Pemex plans to pursue an ultra-deepwater project in the Gulf of Mexico despite limited resources and despite recent pledges to avoid riskier endeavors in which it lacks experience. Mexico’s energy regulator, the National Hydrocarbons Commission CNH, has recently approved a plan by Pemex to drill for oil in ultra-deep waters in the Gulf of Mexico, Reuters reported on Wednesday. The CNH filing came just two weeks after Pemex’s chief financial officer, Alberto Velazquez, said the firm would avoid investing in deepwater projects, instead of focusing on areas where it has the experience, including the shallow waters of the Gulf of Mexico and onshore oil fields. According to the drilling and exploration plan approved by CNH, Pemex plans to invest $106 million in four years exploring in the Perdido area, which is a prolific producing basin on the US side of the maritime border. Actual drilling is set for Q2 2021, according to the plan seen by Reuters.
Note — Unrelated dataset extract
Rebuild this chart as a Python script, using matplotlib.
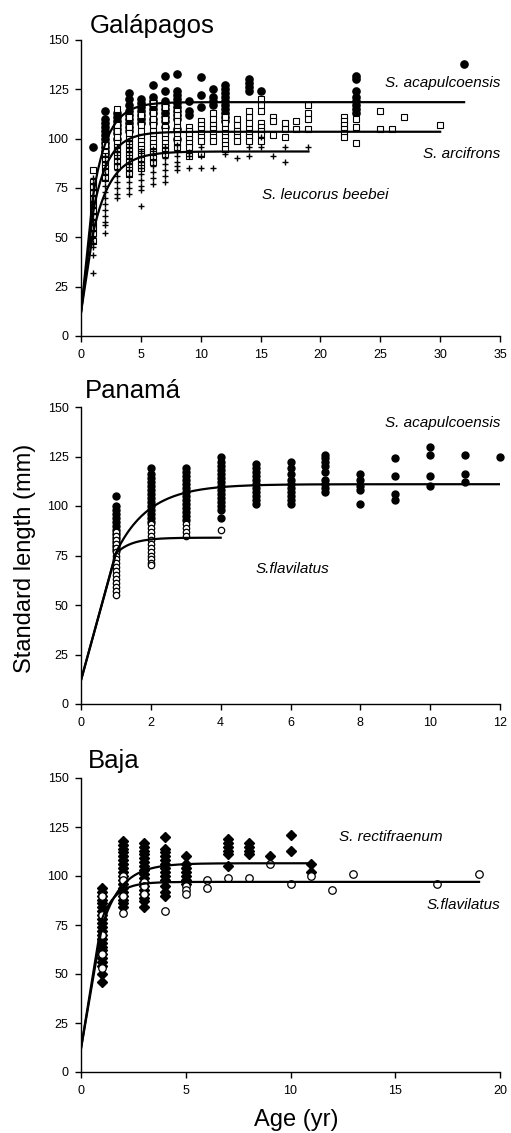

Mexico’s president Andrés Manuel López Obrador won his election in a landslide last year, thanks in large part to his promise to crack down on corruption throughout the Mexican political system and the country’s state-owned oil company Petróleos Mexicanos. López Obrador is proving to be a man of his word, first by cracking down on the rampant fuel theft that has plagued Pemex for years, and now with a sweeping probe of the oil company. This probe has already uncovered a corruption scandal resulting in the arrest of a business executive, the issuance of a warrant for Pemex’s former Chief Executive Officer Emilio Lozoya, and multiple bans from serving in government positions for others involved in corruption.